As a West Ham United supporter, I was gripped by the round of 16 League Cup encounter between the Irons and Tottenham Hotspur last Thursday morning at Wembley Stadium.
Tottenham were superb and put a lacklustre Hammers defence to the sword in the first 37 minutes, taking a two-goal lead into the break after Moussa Sissoko and Dele Alli found the back of the net.
Potentially, it was the last time Slaven Bilic would occupy the West Ham dressing room at halftime as the mentor, with increasing pressure mounting after a poor start to the season for a team with more ability than their ladder position reflects. After the three-nil drubbing at the hands of Brighton the week earlier, it appeared Bilic was on his last legs.
The Hammers’ miraculous three-goal second half was astonishing and potentially job-saving – at least in the short term.
The range of emotions Bilic experienced reminded me of the intense pressure and scrutiny felt by those in positions of authority in world football and the delicate tightrope they walk.
From a poised and controlled professional as the game began, he turned to a lost and bewildered psychopath as Spurs hammered home their advantage. In the end, he became frantic and panicked, desperate to salvage both his honour and job, as 11 of his players flooded the box in the last ten minutes.
Depending on the state of affairs, the difference between a recalcitrant lunatic launching a venomous barrage at an unshielded fourth official isn’t that far removed from a passionate thinker ensuring justice is done using a measured tone.
The tipping point is so fine and examples of individuals stumbling over it are numerous.
The A-League is no different, despite the wages being considerably lower and a few current managers will be starting to edge closer and closer to the precipice.
John Aloisi looks like a man set for a Vesuvian-like eruption. After three losses, the Brisbane Roar somehow found a way to pinch a point against the Phoenix after the home side took a three-goal lead in the first half.
Aloisi’s mood appeared reflective, morose and almost forlorn after the third goal, from Andrija Kaludjerovic – as if resigned to a loss.
As his team clawed their way to a miraculous draw, with chances to grab all three points, his demeanour morphed into something resembling the frenetic and hopeful.

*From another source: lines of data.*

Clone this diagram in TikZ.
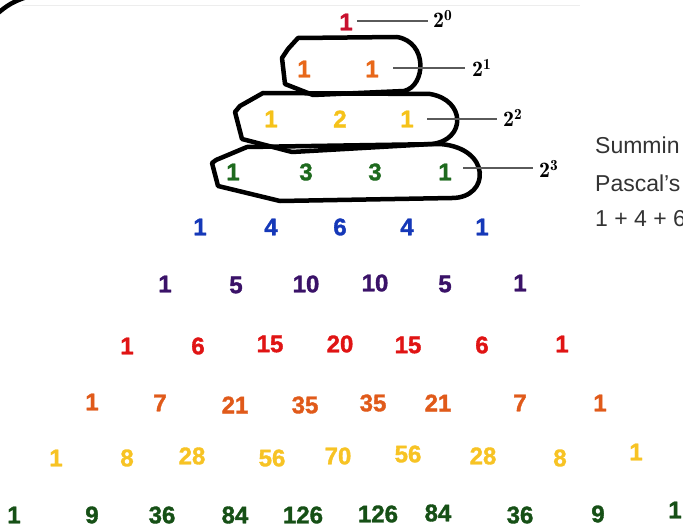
\documentclass[tikz,border=0pt]{standalone}
\usepackage{fontspec}
\setsansfont{Liberation Sans}
\newfontfamily\numfont[FakeBold=1.5]{Liberation Sans Bold}
\definecolor{cR0}{HTML}{C8102E}
\definecolor{cR1}{HTML}{E8681A}
\definecolor{cR2}{HTML}{F5C21A}
\definecolor{cR3}{HTML}{1E6A1E}
\definecolor{cR4}{HTML}{1538B8}
\definecolor{cR5}{HTML}{3A1268}
\definecolor{cR6}{HTML}{E01414}
\definecolor{cR7}{HTML}{E05A1A}
\definecolor{cR8}{HTML}{F7C324}
\definecolor{cR9}{HTML}{165016}
\definecolor{txtgray}{HTML}{333333}
\definecolor{leadgray}{HTML}{5A5A5A}
\tikzset{
  num/.style={inner sep=0pt, font=\numfont\fontsize{24}{24}\selectfont},
  pow/.style={inner sep=0pt, anchor=west, font=\fontsize{22}{22}\selectfont},
  lead/.style={draw=leadgray, line width=1.8pt},
  blob/.style={draw=black, line width=4.5pt, line join=round, line cap=round},
  side/.style={inner sep=0pt, anchor=west, text=txtgray, font=\sffamily\fontsize{23}{23}\selectfont},
}
\begin{document}
\begin{tikzpicture}[x=1pt,y=-1pt]
\useasboundingbox (0,0) rectangle (683,527);
% faint top rule and corner arc
\draw[draw=black!7, line width=1pt] (22,6) -- (580,6);
\coordinate (arcA) at (-3,14);
\coordinate (arcB) at (27,-3);
\draw[line width=4.5pt] (arcA) .. controls (6,6) and (14,1) .. (arcB);

% hand-drawn outlines
\draw[blob] (298,38) -- (397,37) .. controls (428,42) and (426,86) .. (404,91) -- (313,95) -- (285,84) -- (282,58) -- (288,49) -- cycle;
\draw[blob] (263,93) -- (430,94) .. controls (466,100) and (466,140) .. (432,144) -- (292,152) -- (242,139) -- (235,112) -- (240,106) -- cycle;
\draw[blob] (247,147) -- (440,144) .. controls (492,148) and (490,198) .. (452,198) -- (280,201) -- (218,186) -- (212,163) -- (216,160) -- cycle;

% row 0
\node[num, text=cR0] (a0) at (346,22) {1};
% row 1
\node[num, text=cR1] (b0) at (304,69) {1};
\node[num, text=cR1] (b1) at (372,69) {1};
% row 2
\node[num, text=cR2] (c0) at (271,119) {1};
\node[num, text=cR2] (c1) at (340,119) {2};
\node[num, text=cR2] (c2) at (407,119) {1};
% row 3
\node[num, text=cR3] (d0) at (233,172) {1};
\node[num, text=cR3] (d1) at (306,172) {3};
\node[num, text=cR3] (d2) at (375,172) {3};
\node[num, text=cR3] (d3) at (445,172) {1};

% powers of two with leader lines
\node[pow] (p0) at (433,19) {$\mathbf{2^{0}}$};
\node[pow] (p1) at (472,68) {$\mathbf{2^{1}}$};
\node[pow] (p2) at (503,118) {$\mathbf{2^{2}}$};
\node[pow] (p3) at (539,169) {$\mathbf{2^{3}}$};
\coordinate (s0) at (357,21);
\coordinate (e0) at (428,21);
\coordinate (s1) at (393,68);
\coordinate (e1) at (465,68);
\coordinate (s2) at (427,119);
\coordinate (e2) at (497,119);
\coordinate (s3) at (463,168);
\coordinate (e3) at (533,168);
\draw[lead] (s0) -- (e0);
\draw[lead] (s1) -- (e1);
\draw[lead] (s2) -- (e2);
\draw[lead] (s3) -- (e3);

% row 4
\node[num, text=cR4] (f0) at (200,227) {1};
\node[num, text=cR4] (f1) at (271,227) {4};
\node[num, text=cR4] (f2) at (340,227) {6};
\node[num, text=cR4] (f3) at (407,227) {4};
\node[num, text=cR4] (f4) at (482,227) {1};
% row 5
\node[num, text=cR5] (g0) at (165,284) {1};
\node[num, text=cR5] (g1) at (236,285) {5};
\node[num, text=cR5] (g2) at (306,284) {10};
\node[num, text=cR5] (g3) at (375,283) {10};
\node[num, text=cR5] (g4) at (445,284) {5};
\node[num, text=cR5] (g5) at (520,283) {1};
% row 6
\node[num, text=cR6] (h0) at (127,346) {1};
\node[num, text=cR6] (h1) at (198,346) {6};
\node[num, text=cR6] (h2) at (270,344) {15};
\node[num, text=cR6] (h3) at (340,344) {20};
\node[num, text=cR6] (h4) at (408,345) {15};
\node[num, text=cR6] (h5) at (482,345) {6};
\node[num, text=cR6] (h6) at (562,344) {1};
% row 7
\node[num, text=cR7] (i0) at (92,402) {1};
\node[num, text=cR7] (i1) at (160,403) {7};
\node[num, text=cR7] (i2) at (235,405) {21};
\node[num, text=cR7] (i3) at (305,405) {35};
\node[num, text=cR7] (i4) at (373,403) {35};
\node[num, text=cR7] (i5) at (438,403) {21};
\node[num, text=cR7] (i6) at (520,403) {7};
\node[num, text=cR7] (i7) at (600,403) {1};
% row 8
\node[num, text=cR8] (j0) at (56,458) {1};
\node[num, text=cR8] (j1) at (127,458) {8};
\node[num, text=cR8] (j2) at (192,456) {28};
\node[num, text=cR8] (j3) at (272,458) {56};
\node[num, text=cR8] (j4) at (338,456) {70};
\node[num, text=cR8] (j5) at (408,454) {56};
\node[num, text=cR8] (j6) at (483,456) {28};
\node[num, text=cR8] (j7) at (560,458) {8};
\node[num, text=cR8] (j8) at (636,452) {1};
% row 9
\node[num, text=cR9] (k0) at (14,515) {1};
\node[num, text=cR9] (k1) at (92,515) {9};
\node[num, text=cR9] (k2) at (162,515) {36};
\node[num, text=cR9] (k3) at (235,515) {84};
\node[num, text=cR9] (k4) at (303,515) {126};
\node[num, text=cR9] (k5) at (378,514) {126};
\node[num, text=cR9] (k6) at (438,513) {84};
\node[num, text=cR9] (k7) at (520,515) {36};
\node[num, text=cR9] (k8) at (598,514) {9};
\node[num, text=cR9] (k9) at (675,510) {1};

% side text (cut at the right edge, as in the reference)
\node[side] (t0) at (595,145) {Summin};
\node[side] (t1) at (595,183) {Pascal's};
\node[side] (t2) at (595,219) {1 + 4 + 6};
\end{tikzpicture}
\end{document}
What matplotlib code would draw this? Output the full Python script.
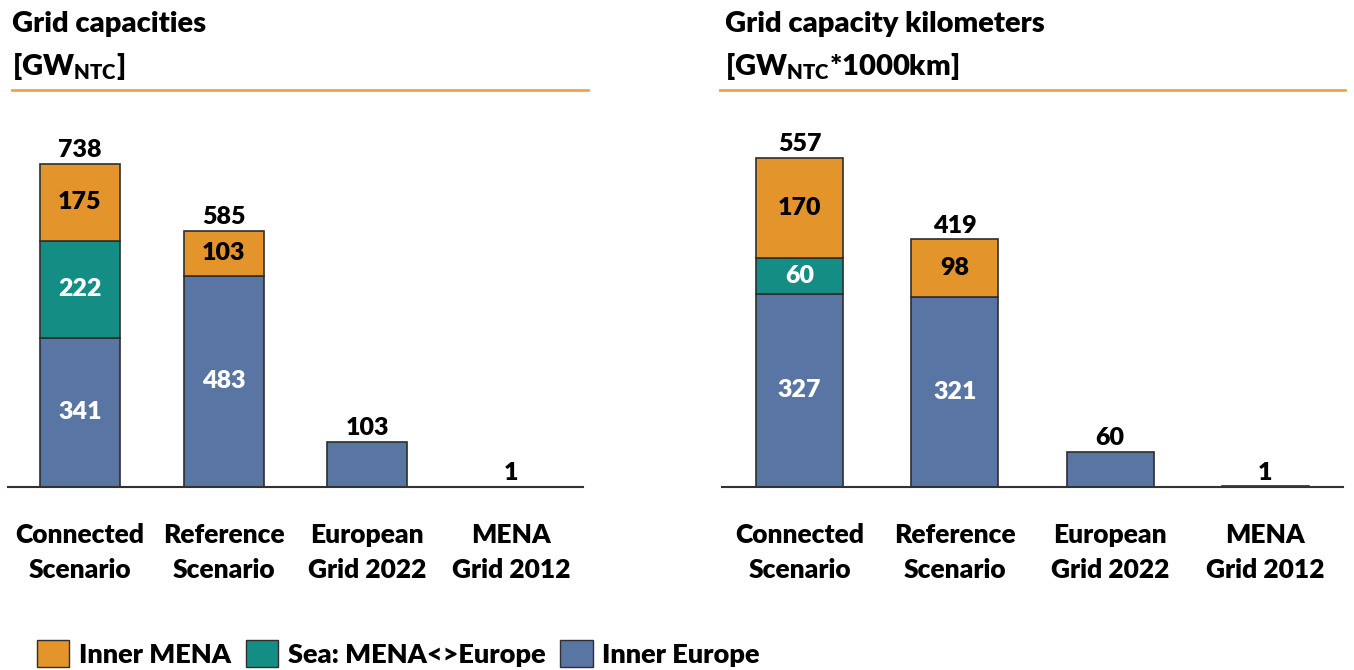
import numpy as np
import matplotlib
matplotlib.use("Agg")
import matplotlib.pyplot as plt
from matplotlib.patches import Patch
from matplotlib.lines import Line2D

plt.rcParams['font.family'] = ['Lato', 'DejaVu Sans']
plt.rcParams['font.weight'] = 'heavy'
plt.rcParams['mathtext.fontset'] = 'custom'
plt.rcParams['mathtext.bf'] = 'Lato:heavy'
plt.rcParams['mathtext.rm'] = 'Lato:heavy'

# Data
categories = ['Connected\nScenario', 'Reference\nScenario', 'European\nGrid 2022', 'MENA\nGrid 2012']
series_names = ['Inner MENA', 'Sea: MENA<>Europe', 'Inner Europe']

cap_inner_europe = [341, 483, 103, 1]
cap_sea = [222, 0, 0, 0]
cap_inner_mena = [175, 103, 0, 0]
cap_totals = [738, 585, 103, 1]

km_inner_europe = [327, 321, 60, 1]
km_sea = [60, 0, 0, 0]
km_inner_mena = [170, 98, 0, 0]
km_totals = [557, 419, 60, 1]

c_mena = '#E3952C'
c_sea = '#148E85'
c_europe = '#5975A3'
c_edge = '#2E2E2E'
c_line = '#F0A24A'

WT = 'heavy'
W, H = 1354, 670
fig = plt.figure(figsize=(W / 100, H / 100), dpi=100)


def panel(rect, europe, sea, mena, totals, ymax, width):
    ax = fig.add_axes(rect)
    x = np.arange(len(categories))
    europe = np.array(europe)
    sea = np.array(sea)
    mena = np.array(mena)
    kw = dict(width=width, edgecolor=c_edge, linewidth=1.2, zorder=2)
    ax.bar(x, europe, color=c_europe, **kw)
    ax.bar(x[sea > 0], sea[sea > 0], bottom=europe[sea > 0], color=c_sea, **kw)
    m = mena > 0
    ax.bar(x[m], mena[m], bottom=(europe + sea)[m], color=c_mena, **kw)

    # segment labels (only stacked bars)
    for i in range(len(x)):
        if sea[i] == 0 and mena[i] == 0:
            continue
        ax.text(x[i], europe[i] / 2, str(europe[i]), ha='center', va='center',
                color='white', fontsize=18, fontweight=WT)
        if sea[i] > 0:
            ax.text(x[i], europe[i] + sea[i] / 2, str(sea[i]), ha='center', va='center',
                    color='white', fontsize=18, fontweight=WT)
        if mena[i] > 0:
            ax.text(x[i], europe[i] + sea[i] + mena[i] / 2, str(mena[i]), ha='center',
                    va='center', color='black', fontsize=18, fontweight=WT)
    for i in range(len(x)):
        ax.annotate(str(totals[i]), (x[i], totals[i]), xytext=(0, 2),
                    textcoords='offset points', ha='center', va='bottom',
                    fontsize=18, fontweight=WT, color='black')

    ax.set_xlim(-0.5, 3.5)
    ax.set_ylim(0, ymax)
    for s in ['top', 'right', 'left']:
        ax.spines[s].set_visible(False)
    ax.spines['bottom'].set_color('#333333')
    ax.spines['bottom'].set_linewidth(1.5)
    ax.set_yticks([])
    ax.set_xticks(x)
    ax.set_xticklabels(categories, fontsize=19, fontweight=WT, linespacing=1.55)
    ax.tick_params(axis='x', length=0, pad=26)
    return ax


def fx(px):
    return px / W


def fy(py):
    return 1 - py / H


top_px = 100
base_px = 487
h = (base_px - top_px) / H

panel([fx(8), fy(base_px), fx(583 - 8), h], cap_inner_europe, cap_sea, cap_inner_mena,
      cap_totals, (base_px - top_px) / 0.4377, 0.557)
panel([fx(722), fy(base_px), fx(1343 - 722), h], km_inner_europe, km_sea, km_inner_mena,
      km_totals, (base_px - top_px) / 0.5907, 0.56)

# titles
fig.text(fx(12), fy(24), 'Grid capacities', fontsize=21, fontweight=WT, va='center')
fig.text(fx(12), fy(66), r'$\mathbf{[GW_{NTC}]}$', fontsize=21, va='center')
fig.text(fx(725), fy(24), 'Grid capacity kilometers', fontsize=21, fontweight=WT, va='center')
fig.text(fx(725), fy(66), r'$\mathbf{[GW_{NTC}{*}1000km]}$', fontsize=21, va='center')
fig.add_artist(Line2D([fx(12), fx(588)], [fy(90), fy(90)], color=c_line, linewidth=2))
fig.add_artist(Line2D([fx(720), fx(1345)], [fy(90), fy(90)], color=c_line, linewidth=2))

# legend
handles = [Patch(facecolor=c, edgecolor=c_edge, linewidth=1.0) for c in [c_mena, c_sea, c_europe]]
fig.legend(handles, series_names, loc='lower left', bbox_to_anchor=(fx(34), fy(670)),
           ncol=3, frameon=False, prop={'size': 19.5, 'weight': WT}, handlelength=1.2,
           handleheight=1.2, handletextpad=0.35, columnspacing=0.55, borderaxespad=0,
           borderpad=0.1)

fig.savefig('out.png', dpi=100)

It was a complete turn-around from a lost and disheartened soul, to a man with a new hope and something to hang onto and work towards in the next week.
Kevin Muscat is living in a similar universe, as his Victory team bumble along without a win after four weeks. This seemed long odds at season’s start, with the majority of the squad intact. The loss of Marco Rojas’ creativity and Fahid Ben Khalfallah’s move to Brisbane left a few gaps to fill, however with Besart Berisha, James Troisi and new man Leroy George up front, there is plenty of firepower available.
Defensively solid with few additions, there is something unexplained about the ponderous start to the Victory’s season.
Losses to both City and Sydney may be excusable to some degree, considering the form of the ladder leaders, however the subsequent draws with Adelaide and the Mariners were frustrating – in fact, without a freakish strike from George on Sunday, the Central Coast may have got the victory that many felt they deserved.
Muscat will never be a shrinking violet on the sideline and with the pressure building, one must ask, when does it all come to the surface?
While nowhere near desperation in terms of their campaign, a loss to the Wanderers this week could push Muscat to a point completely foreign to both he and the club. This was not the blueprint he mapped out over the winter months and – despite some cool post-game displays, where blame has been avoided and perspective called for – he is seething inside.
I have sympathy for all three men as they face the criticism of fans, frustration from club officials, and the disappointment of failing to meet their own expectations. The last of those three has the biggest impact of all.
An unshaven face peering into a bathroom mirror with bloodshot eyes and dishevelled hair after a crushing loss is the true face of managerial duties.
The sheer weight of expectation and responsibility for all aspects of the game are far removed from the streamlined responsibilities of the individual player.
All three have lived the moments on field, the glorious and the guttered. However, as managers, their gesticulations and intensity are far behind anything we observed from them as players.
Bilic gains a stay of execution from the West Ham owners for at least another week, yet his time could be up at any moment.
Aloisi grapples with a playing group looking short on legs and off-field innuendo that helps no one, searching for one victory to right the ship.
And Muscat sits bemused at the plight of the 2016-17 runners-up, who can’t find their mojo after a full month of the season.
Perhaps all three will steer their respective ships well over the course of the coming months and enjoy rewarding seasons where their squads play quality football.
Alternatively, one of the three might be out of a job by Christmas. Muscat would be long odds to fall victim to that scenario, yet the same cannot be said for Aloisi and Bilic.
The tension, speculation and frustration is another side to the World Game that we love. Seeing people under pressure and observing the manner in which they respond to it is a good thing.
Unfortunately, football managers tend to appear as utter madmen grappling with their team’s inadequacies, administrative pressures, and fan expectations as they command the technical area.
There is nowhere to hide and the symbolic presence of a pole and a tightrope might just be apt.